- EXERCISE INPUT
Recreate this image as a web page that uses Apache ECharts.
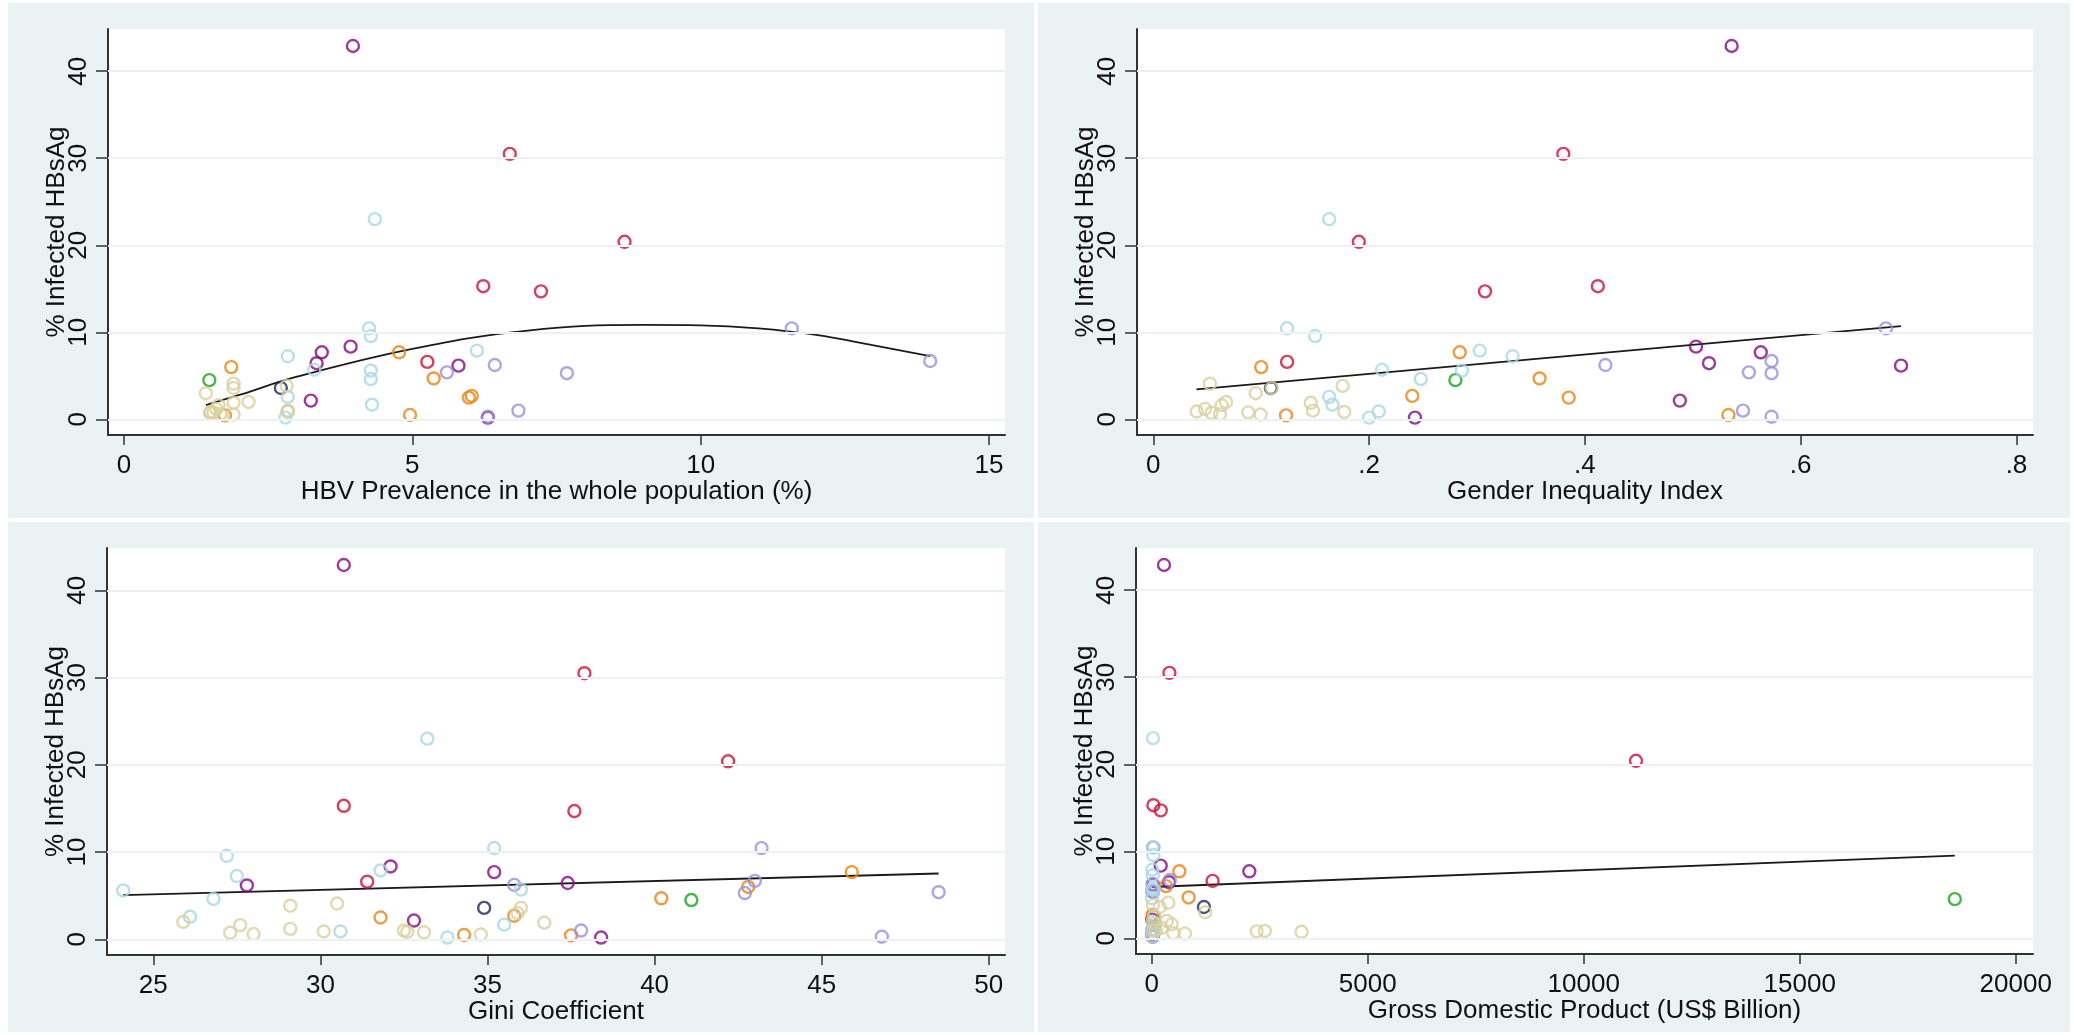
...
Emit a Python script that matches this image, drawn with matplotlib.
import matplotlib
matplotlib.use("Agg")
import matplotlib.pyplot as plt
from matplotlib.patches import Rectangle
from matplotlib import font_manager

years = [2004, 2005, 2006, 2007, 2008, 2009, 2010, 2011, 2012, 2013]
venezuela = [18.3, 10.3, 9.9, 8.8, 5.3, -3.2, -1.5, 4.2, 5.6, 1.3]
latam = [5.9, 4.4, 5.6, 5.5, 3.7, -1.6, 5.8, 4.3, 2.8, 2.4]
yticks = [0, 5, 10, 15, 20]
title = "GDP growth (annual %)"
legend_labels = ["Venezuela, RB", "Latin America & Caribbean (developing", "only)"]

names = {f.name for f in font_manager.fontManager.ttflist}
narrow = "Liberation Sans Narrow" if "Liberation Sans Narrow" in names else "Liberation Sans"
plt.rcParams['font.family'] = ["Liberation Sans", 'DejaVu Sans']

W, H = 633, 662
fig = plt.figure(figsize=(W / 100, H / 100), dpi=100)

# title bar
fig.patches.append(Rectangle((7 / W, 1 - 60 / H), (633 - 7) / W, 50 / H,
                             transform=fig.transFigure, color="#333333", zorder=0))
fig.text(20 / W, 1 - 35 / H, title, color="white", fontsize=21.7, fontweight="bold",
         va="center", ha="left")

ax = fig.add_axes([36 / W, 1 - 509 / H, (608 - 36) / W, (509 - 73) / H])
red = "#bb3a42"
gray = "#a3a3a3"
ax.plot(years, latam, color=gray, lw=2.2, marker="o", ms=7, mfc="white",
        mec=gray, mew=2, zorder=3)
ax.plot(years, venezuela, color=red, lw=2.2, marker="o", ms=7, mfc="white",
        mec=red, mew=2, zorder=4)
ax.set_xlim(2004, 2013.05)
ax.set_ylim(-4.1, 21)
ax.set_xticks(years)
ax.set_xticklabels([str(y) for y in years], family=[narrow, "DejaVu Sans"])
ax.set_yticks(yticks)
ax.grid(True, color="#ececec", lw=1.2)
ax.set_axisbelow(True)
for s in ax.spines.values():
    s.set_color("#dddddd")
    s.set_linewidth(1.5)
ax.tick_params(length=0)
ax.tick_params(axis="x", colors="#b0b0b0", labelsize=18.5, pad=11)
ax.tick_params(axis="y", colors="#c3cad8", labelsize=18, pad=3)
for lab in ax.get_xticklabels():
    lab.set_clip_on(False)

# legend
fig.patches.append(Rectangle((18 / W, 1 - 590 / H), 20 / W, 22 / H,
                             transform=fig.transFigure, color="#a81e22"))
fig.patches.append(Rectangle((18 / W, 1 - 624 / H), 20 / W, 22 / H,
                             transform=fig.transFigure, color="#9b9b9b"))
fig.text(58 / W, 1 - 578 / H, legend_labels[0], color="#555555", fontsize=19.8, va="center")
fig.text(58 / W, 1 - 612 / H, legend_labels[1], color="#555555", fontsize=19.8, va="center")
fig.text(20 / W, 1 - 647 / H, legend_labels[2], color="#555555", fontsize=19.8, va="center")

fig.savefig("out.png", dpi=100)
==
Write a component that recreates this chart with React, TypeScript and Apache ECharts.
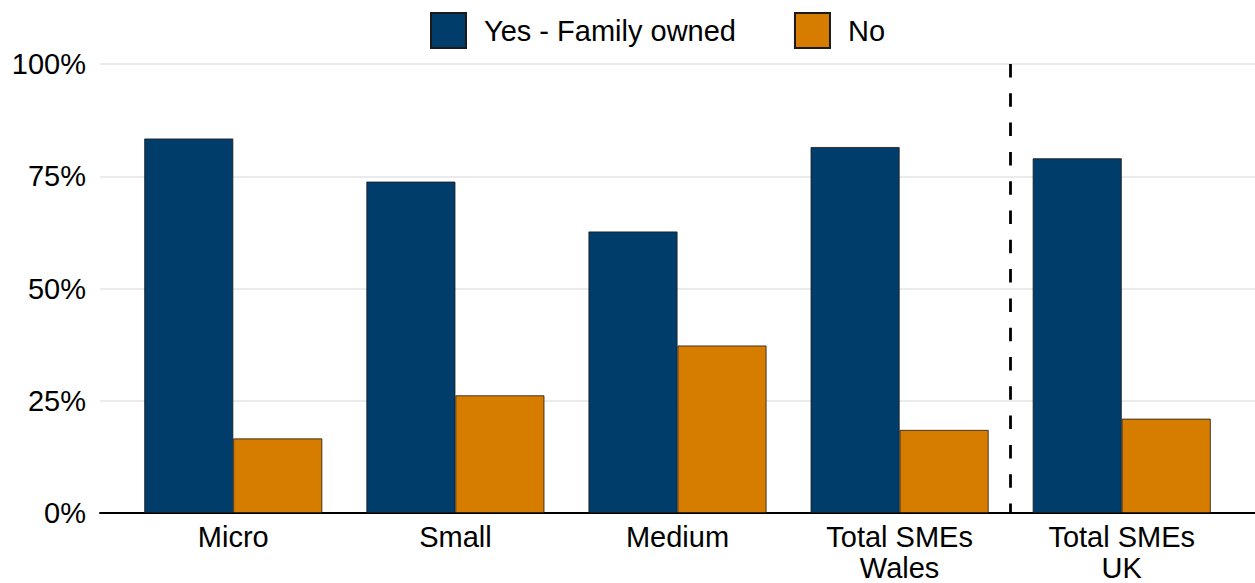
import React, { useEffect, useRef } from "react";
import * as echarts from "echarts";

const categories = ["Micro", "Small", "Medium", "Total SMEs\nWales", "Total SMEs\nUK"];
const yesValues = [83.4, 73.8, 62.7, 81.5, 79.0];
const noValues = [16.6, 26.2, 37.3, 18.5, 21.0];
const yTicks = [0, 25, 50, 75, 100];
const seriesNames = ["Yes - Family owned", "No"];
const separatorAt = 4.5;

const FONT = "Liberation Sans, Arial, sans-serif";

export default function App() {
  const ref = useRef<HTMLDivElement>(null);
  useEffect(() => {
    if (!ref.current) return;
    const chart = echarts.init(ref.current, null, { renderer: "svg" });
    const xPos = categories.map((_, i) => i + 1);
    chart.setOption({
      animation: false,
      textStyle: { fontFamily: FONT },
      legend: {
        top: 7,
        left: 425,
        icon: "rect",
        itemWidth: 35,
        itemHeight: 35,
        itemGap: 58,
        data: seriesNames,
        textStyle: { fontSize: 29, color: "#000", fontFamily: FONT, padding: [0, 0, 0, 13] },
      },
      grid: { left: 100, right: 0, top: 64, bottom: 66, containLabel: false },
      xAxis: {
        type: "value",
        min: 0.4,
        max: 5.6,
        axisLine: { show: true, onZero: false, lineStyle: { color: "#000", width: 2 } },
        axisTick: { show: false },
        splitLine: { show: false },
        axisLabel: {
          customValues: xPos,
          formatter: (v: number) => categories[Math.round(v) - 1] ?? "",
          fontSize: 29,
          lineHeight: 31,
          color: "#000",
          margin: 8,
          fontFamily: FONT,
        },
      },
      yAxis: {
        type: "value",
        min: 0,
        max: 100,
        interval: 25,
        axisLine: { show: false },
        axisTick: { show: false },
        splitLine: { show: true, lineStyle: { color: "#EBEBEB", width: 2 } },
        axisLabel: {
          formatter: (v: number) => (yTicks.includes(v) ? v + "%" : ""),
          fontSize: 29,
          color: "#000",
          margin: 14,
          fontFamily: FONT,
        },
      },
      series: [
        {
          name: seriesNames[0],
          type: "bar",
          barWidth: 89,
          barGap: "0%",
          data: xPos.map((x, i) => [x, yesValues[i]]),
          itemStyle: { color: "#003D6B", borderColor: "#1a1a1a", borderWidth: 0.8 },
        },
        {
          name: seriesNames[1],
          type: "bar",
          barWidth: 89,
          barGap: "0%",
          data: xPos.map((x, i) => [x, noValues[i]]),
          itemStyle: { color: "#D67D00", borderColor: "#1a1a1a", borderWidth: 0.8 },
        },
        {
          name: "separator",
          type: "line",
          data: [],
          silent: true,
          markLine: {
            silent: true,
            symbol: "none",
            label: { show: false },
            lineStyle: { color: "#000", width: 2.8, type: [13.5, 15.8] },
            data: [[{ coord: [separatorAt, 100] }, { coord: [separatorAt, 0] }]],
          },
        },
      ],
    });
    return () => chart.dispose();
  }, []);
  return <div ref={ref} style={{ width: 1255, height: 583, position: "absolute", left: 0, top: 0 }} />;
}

- GOAL OF THE EXERCISE
Repeat, exactly as they stand above, the lines from the line with "Emit a Python" to the line with "from matplotlib import font_manager", both lines included.

- THE ANSWER
Emit a Python script that matches this image, drawn with matplotlib.
import matplotlib
matplotlib.use("Agg")
import matplotlib.pyplot as plt
from matplotlib.patches import Rectangle
from matplotlib import font_manager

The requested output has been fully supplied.